Do they know that I have cracks in my own facade? Would I know?

Family dynamics are always tricky when it comes to a serious family illness… old resentments and new anger festers until it just explodes………….

I don’t know why this still bothers me. I wish I could let it go, but I can’t.

I’m still clinging onto my own hurt feelings.

It sort of makes me want to run away from everyone………………

Maybe blood isn’t always thicker than H2O.

>>Flickr pic by my favorite Meredith Farmer

The Feds VS. Alzheimer’s Disease

Ten other nations have Alzheimer plans. More than half of our states are working on plans.

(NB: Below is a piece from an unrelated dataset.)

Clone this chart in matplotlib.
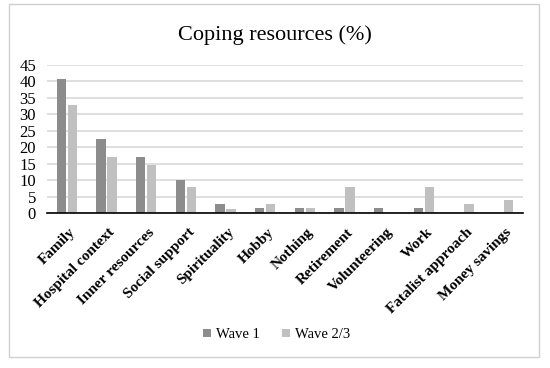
import numpy as np
import matplotlib
matplotlib.use("Agg")
import matplotlib.pyplot as plt
from matplotlib.patches import Rectangle

## data (percent)
categories = ["Family", "Hospital context", "Inner resources", "Social support",
              "Spirituality", "Hobby", "Nothing", "Retirement", "Volunteering",
              "Work", "Fatalist approach", "Money savings"]
wave1 = [40.7, 22.6, 16.9, 10.0, 2.8, 1.4, 1.4, 1.4, 1.4, 1.4, 0.0, 0.0]
wave23 = [32.9, 17.1, 14.5, 7.9, 1.3, 2.6, 1.4, 7.9, 0.0, 7.9, 2.6, 3.9]
series_names = ["Wave 1", "Wave 2/3"]
yticks = list(range(0, 50, 5))

plt.rcParams['font.family'] = ['Liberation Serif', 'DejaVu Serif']

fig = plt.figure(figsize=(5.5, 3.68), dpi=100)
ax = fig.add_axes([47/550, 1 - 213/368, (523 - 47)/550, (213 - 65)/368])

# outer chart frame
fig.patches.append(Rectangle((9/550, 1 - 357/368), (539 - 9)/550, (357 - 4)/368,
                             transform=fig.transFigure, fill=False,
                             edgecolor='#d0d0d0', linewidth=1))

x = np.arange(len(categories))
w = 0.23
ax.bar(x - 0.14, wave1, w, color='#8c8c8c', label=series_names[0], zorder=3)
ax.bar(x + 0.14, wave23, w, color='#c0c0c0', label=series_names[1], zorder=3)

ax.set_xlim(-0.5, len(categories) - 0.5)
ax.set_ylim(0, 45)
ax.set_yticks(yticks)
ax.tick_params(axis='y', length=0, labelsize=12, pad=8)
ax.tick_params(axis='x', length=0, pad=9)
ax.yaxis.grid(True, color='#d9d9d9', linewidth=1.2, zorder=0)
for s in ['top', 'right', 'left']:
    ax.spines[s].set_visible(False)
ax.spines['bottom'].set_color('black')
ax.spines['bottom'].set_linewidth(1.2)
ax.spines['bottom'].set_zorder(4)

ax.set_xticks(x + 0.05)
ax.set_xticklabels(categories, rotation=45, ha='right', rotation_mode='anchor',
                   fontsize=11, fontweight='bold')

fig.text(0.5, 1 - 35/368, "Coping resources (%)", ha='center', va='center',
         fontsize=16)

leg = fig.legend(loc='center', bbox_to_anchor=(277/550, 1 - 335/368),
                 ncol=2, frameon=False, fontsize=10.5, handlelength=0.5,
                 handleheight=0.5, columnspacing=1.5, handletextpad=0.4)

fig.savefig("out.png", dpi=100)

But the federal government has no plan at all.

Taken from an article that appeared in the Huffington Post

By Harry Johns, President and CEO of the Alzheimer’s Association

A new report released this week by the Alzheimer’s Association called “Changing the Trajectory of Alzheimer’s Disease: A National Imperative,” shows just how much this disease also threatens the financial security of Medicare and Medicaid………………..

This year caring for people with Alzheimer’s disease will cost Medicare and Medicaid $122 billion. By mid-century it will cost, in today’s dollars, over $800 billion. When you factor in the costs to others—the out-of-pocket costs to patients and families, the costs to private insurance and HMOs, and the costs of uncompensated care to health care providers–cumulatively over the next 40 years and without taking into account inflation, caring for people with Alzheimer’s disease will cost the American people $20 trillion. That’s enough to pay off the entire U.S. federal debt today and then send a check for $20,000 to every man, woman and child in America with money left over……………………

This is where we are today. Not only has the federal government done little about the existing and unfolding Alzheimer crisis, it has no idea what is going to be done about it. The federal government has no comprehensive plan for how to avoid this disastrous future. It has no plan for adequate strategic research to develop the treatments necessary to save lives and to save the trillions that will be spent through Medicare and Medicaid. It has no plan on how to care for 13.5 million – and as many as 16 million – Americans with the disease by mid-century. It has no plan to have the needed nursing home beds or to expand home- and community-based services.